A few weeks later, we participated in the island-wide spring litter cleanup along with about 50 of our neighbors, including several snowbirds with homes on our street that they only occupy in winter. Little events like this help build community and, not coincidentally, are critical in helping us finally learn the names of our neighbors. Then in mid-March we attended several events associated with the 10-day-long Forgotten Coast En Plein Air Art Festival. We particularly like the demonstrations in which four different artists work in a specific location using different approaches and styles to capture the essence of the spot. Seeing talented artists create beautiful pieces in many media (pastels, watercolor, oil) so quickly was a delight. If only observation and admiration could somehow translate into my acquiring some natural talent of my own.
Amidst all these activities, these introverts couldn’t bring themselves to attend the Apalachicola Oyster Cookoff, the Library Bake Sale, the Mardi Gras Pet Parade, the island’s annual Chili Cookoff to benefit our Volunteer Fire Department, or other recent local events to benefit worthy causes. Cash donations will have to make up for our absence.
While it may seem that we are just enjoying (or at times powering through) the fun and games, we’ve been squeezing some projects in as well. Most of these are in preparation for getting back on the road this summer to visit the Upper Midwest and Great Lakes. As I suspected when we established a home base, travel planning is a lot less annoying when there is a stable, predictable internet connection and no pressure to spend time enjoying the current visit rather than focusing on the future travel plans. Creating an itinerary has also been easier this year because we are relying heavily on (AKA shamelessly copying) the plans we originally made for 2020 before the dreaded pandemic hit.
I’m happy to say that the task of making all our reservations for the summer is complete. We have reservations in four public campgrounds in Michigan (3 state parks and one national lakeshore) plus three public campgrounds in Wisconsin. As usual, securing each of these reservations required sitting online the day the booking window opened (e.g., 6 months in advance at 8:00 a.m. Eastern Time for Michigan state parks) and clicking “reserve” the nanosecond the official U.S. government clock (www.time.gov) hit the correct moment.
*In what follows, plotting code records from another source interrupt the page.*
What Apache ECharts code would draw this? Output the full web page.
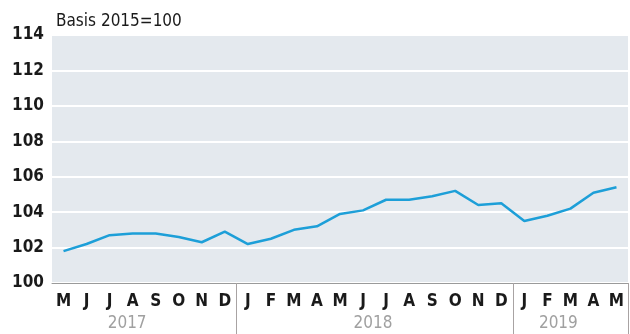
<!DOCTYPE html>
<html>
<head>
<meta charset="utf-8">
<script src="https://cdn.jsdelivr.net/npm/echarts@6/dist/echarts.min.js"></script>
<style>
  html, body { margin: 0; padding: 0; background: #fff; }
  #chart { width: 630px; height: 334px; }
</style>
</head>
<body>
<div id="chart"></div>
<script>
// Monthly index, May 2017 – May 2019 (basis 2015 = 100)
const months = ['M','J','J','A','S','O','N','D',
                'J','F','M','A','M','J','J','A','S','O','N','D',
                'J','F','M','A','M'];
const indexValues = [101.8, 102.2, 102.7, 102.8, 102.8, 102.6, 102.3, 102.9,
                     102.2, 102.5, 103.0, 103.2, 103.9, 104.1, 104.7, 104.7, 104.9, 105.2, 104.4, 104.5,
                     103.5, 103.8, 104.2, 105.1, 105.4];
// Year captions and the month index at which each is drawn
const years = ['2017', '2018', '2019'];
const yearIndex = [3, 13, 21];
// First month of each new year (separator position)
const yearStarts = [8, 20];

const FONT = "'Liberation Sans Narrow', 'DejaVu Sans Condensed', sans-serif";

const chart = echarts.init(document.getElementById('chart'), null, { renderer: 'canvas' });

chart.setOption({
  animation: false,
  backgroundColor: '#ffffff',
  title: {
    text: 'Basis 2015=100',
    left: 51, top: 8,
    textStyle: { fontFamily: FONT, fontSize: 17, fontWeight: 'normal', color: '#1a1a1a' }
  },
  grid: {
    left: 52, right: 2, top: 35, bottom: 51,
    show: true, backgroundColor: '#e4e9ee', borderWidth: 0
  },
  xAxis: [
    {
      type: 'category',
      data: months,
      boundaryGap: true,
      axisLine: { lineStyle: { color: '#9a9a9a', width: 1 } },
      axisTick: {
        show: true,
        length: 51,
        interval: (i) => yearStarts.includes(i),
        lineStyle: { color: '#a8a3a3', width: 1 }
      },
      axisLabel: {
        interval: 0, margin: 10,
        fontFamily: FONT, fontSize: 17, fontWeight: 'bold', color: '#1a1a1a'
      }
    },
    {
      type: 'category',
      data: months,
      position: 'bottom',
      offset: 22,
      axisLine: { show: false },
      axisTick: { show: false },
      axisLabel: {
        interval: 0, margin: 10,
        formatter: (v, i) => {
          const k = yearIndex.indexOf(i);
          if (k < 0) return '';
          const style = ['y0', 'y1', 'y2'][k];
          return '{' + style + '|' + years[k] + '}';
        },
        rich: {
          y0: { fontFamily: FONT, fontSize: 17, color: '#a0a0a0', padding: [0, 11, 0, 0] },
          y1: { fontFamily: FONT, fontSize: 17, color: '#a0a0a0', padding: [0, 0, 0, 20] },
          y2: { fontFamily: FONT, fontSize: 17, color: '#a0a0a0', padding: [0, 0, 0, 22] }
        }
      }
    }
  ],
  yAxis: {
    type: 'value',
    min: 100, max: 114, interval: 2,
    axisLine: { show: false },
    axisTick: { show: false },
    splitLine: { lineStyle: { color: '#ffffff', width: 2 } },
    axisLabel: {
      margin: 8,
      fontFamily: FONT, fontSize: 17, fontWeight: 'bold', color: '#1a1a1a'
    }
  },
  series: [{
    type: 'line',
    data: indexValues,
    xAxisIndex: 0,
    symbol: 'none',
    lineStyle: { color: '#1d9fd8', width: 2.5 }
  }]
});
</script>
</body>
</html>
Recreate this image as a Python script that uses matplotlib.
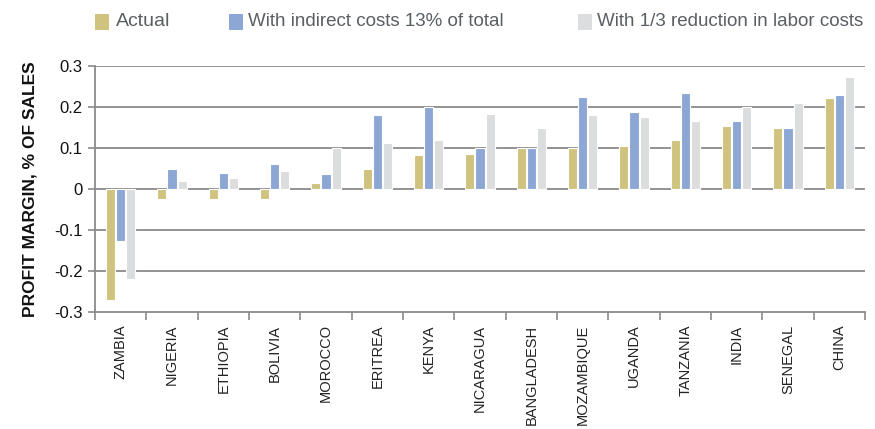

But based on our small sample size it was much easier than getting reservations in Florida parks in the winter — I snagged the spot I wanted at each place on the first day of trying. That could be a sign of tremendous good luck, or perhaps a sign that I have become craftier in my old age. Either way, I’ll take it.
We are really looking forward to experiencing piney forests, waterfalls, and endless lake vistas this summer. But while daydreaming about turquoise freshwater lakes is easy, we have some work to do before the Airstream is ready to travel. We’ve been working steadily on several long-overdue maintenance projects on the rig, which I’ll detail in a future post.